A precedência, a prioridade e a exclusividade há de ser para Deus. «Nenhum servo pode servir a dois senhores, porque, ou não gosta de um deles e estima o outro, ou se dedica a um e despreza o outro. Não podeis servir a Deus e ao dinheiro». Quem não tem preferências fica nas encruzilhadas, a meio caminho, incapaz de fazer opções. A opção por Deus faz com que tudo seja gerido de forma a sermos-Lhe agradáveis, a amar quem Ele ama.

5 – O profeta Amós deixa bem claro que a desonestidade e a corrupção são contrárias aos desígnios de Deus. Pior ainda se os lesados forem indigentes. O clamor do pobre ascende a Deus.

O aviso é feito pelo Senhor: «Nunca esquecerei nenhuma das suas obras» para quem se julga dono e senhor dos outros.

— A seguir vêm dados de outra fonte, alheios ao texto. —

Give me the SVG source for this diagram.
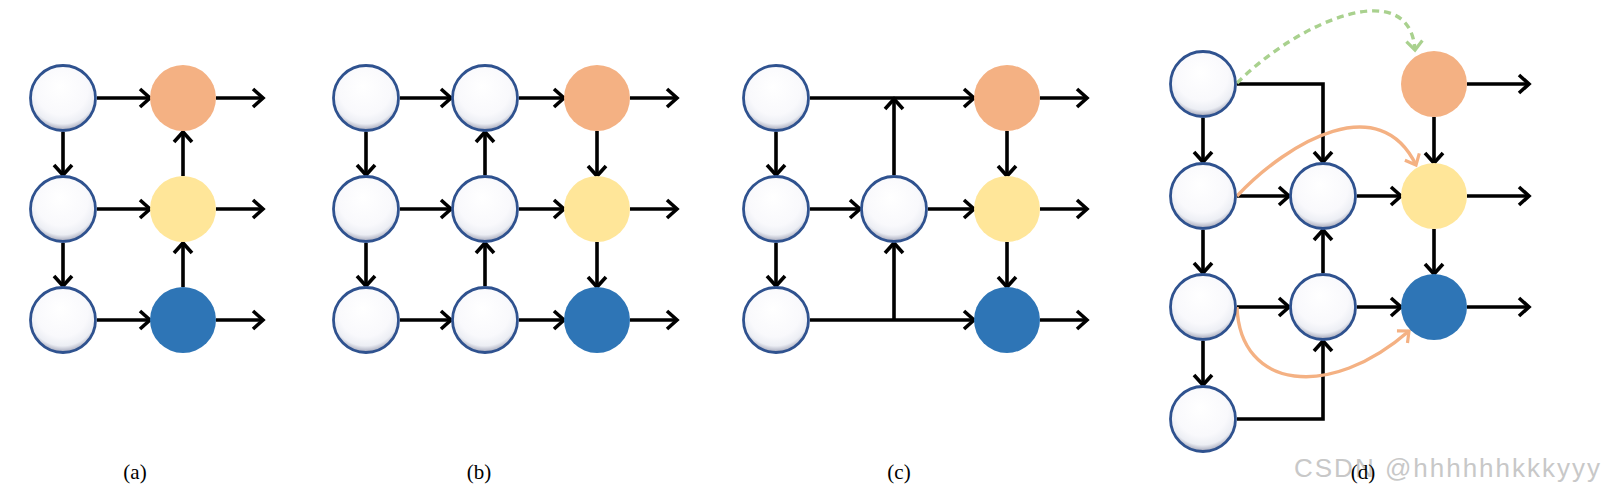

Dizem os ímpios: «Quando passará a lua nova, para podermos vender o nosso grão? … Faremos a medida mais pequena, aumentaremos o preço, arranjaremos balanças falsas. Compraremos os necessitados por dinheiro e os indigentes por um par de sandálias. Venderemos até as cascas do nosso trigo». Voltamos à expressividade do Papa Francisco: pecadores, sim; corruptos, não! A corrupção, o aproveitamento e exploração dos pobres, a indiferença para com os mais desfavorecidos, a segregação social e económica para favorecer os que têm poder são caminhos contrários à fé e ao compromisso eclesial. A fé que professamos, irmana-nos: somos filhos do mesmo Pai, irmãos em Jesus Cristo. Teremos que agir nesse pressuposto, tratando-nos como irmãos, sem muros nem contendas, sem fazermos aceção de pessoas, a não ser no cuidado prioritário aos mais pobres e frágeis.

6 – A salvação revelada e manifestada em plenitude em Jesus Cristo, na Sua vida e mensagem, na Sua morte e ressurreição, não privilegia religiões, raças ou culturas, cronologias ou topografias. Na verdade, “Ele quer que todos os homens se salvem e cheguem ao conhecimento da verdade. Há um só Deus e um só mediador entre Deus e os homens, o homem Jesus Cristo, que Se entregou à morte pela redenção de todos”.

Se a salvação se dirige a todos, também a oração é inclusiva e universal. No nosso jeito, por vezes, egoísta de vivermos a vida, também na oração nos preocupamos prevalentemente connosco e com os nossos. Em todo o caso, Deus é Pai e o que pedimos para nós contempla também os outros. Não é possível ter sol na eira e chuva no nabal. Deus faz chover sobre bons e maus! 

São Paulo, baseando-se na universalidade da salvação, recomenda-nos a oração por todos, também por aqueles que exercem a autoridade: façam-se “preces, orações, súplicas e ações de graças por todos os homens, pelos reis e por todas as autoridades, para que possamos levar uma vida tranquila e pacífica, com toda a piedade e dignidade. Isto é bom e agradável aos olhos de Deus, nosso Salvador. Quero, portanto, que os homens rezem em toda a parte… sem ira nem contenda”.

A oração dilata o nosso coração e predispõe-nos a levar à prática o que rezamos, na fidelidade à Palavra de Deus.

Pe. Manuel Gonçalves


Textos para a Eucaristia (C): Am 8, 4-7; Sal 112 (113); 1 Tim 2, 1-8; Lc 16, 1-13.